Andy’s life on the lam gives Westfield room to display an ingenious take on the conventions of farce. We’re treated to the unfolding of Andy’s neuroses from the close, smelly confines of his tiny apartment. Instead of the protagonist embroiling himself in the frenzied action of the drawing room, Andy’s paranoia pulls the frenzy inward. And it is funny, full of mental pratfalls and pathetic antics. When he resurfaces months later to retrieve a package left by his erstwhile boyfriend, the package that he and Peter were set to retrieve the night of the attack, he does not discover the reason for Brad’s flight but rather something altogether unexpected: that someone in a green trench coat is following him.

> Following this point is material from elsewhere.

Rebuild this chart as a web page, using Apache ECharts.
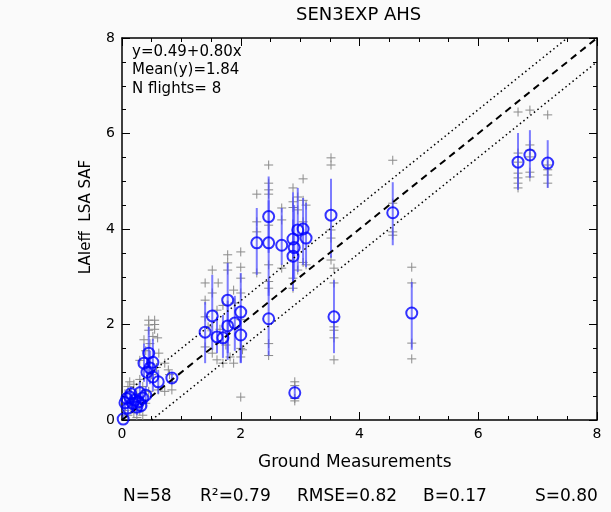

Andy comprehends that the world has continued without him, even in the wake of incomprehensible disaster. What he failed to understand was how much he missed life and how much he missed of it. Westfield brings this home by ensuring that Andy’s reentry is far from graceful, telescoping the events of his absence so that they bombard him as soon as he steps into the bright sun and harried crowds. It’s a wonderful effect, and it propels the reader along with Andy in a very cinematic way, a la Woody Allen. The pandemonium that he hoped to avoid through his seclusion was only deferred, and now it sings. One might think the song is something suitably operatic, Wagner perhaps. But given the special attention Suspension pays to the American songbook, it’s probably Cole Porter.
It’s challenging to discuss this romp without revealing too much of the plot, but that would ruin the pleasure of reading it. As the book progresses, mysteries are unveiled, each a delightful surprise. Westfield’s achievement is notable: a lithe narrative supported by good craft. With Suspension, like the bridge it pays homage to, it is very easy to suspend your disbelief, to walk the span between ideas imagined and things wrought.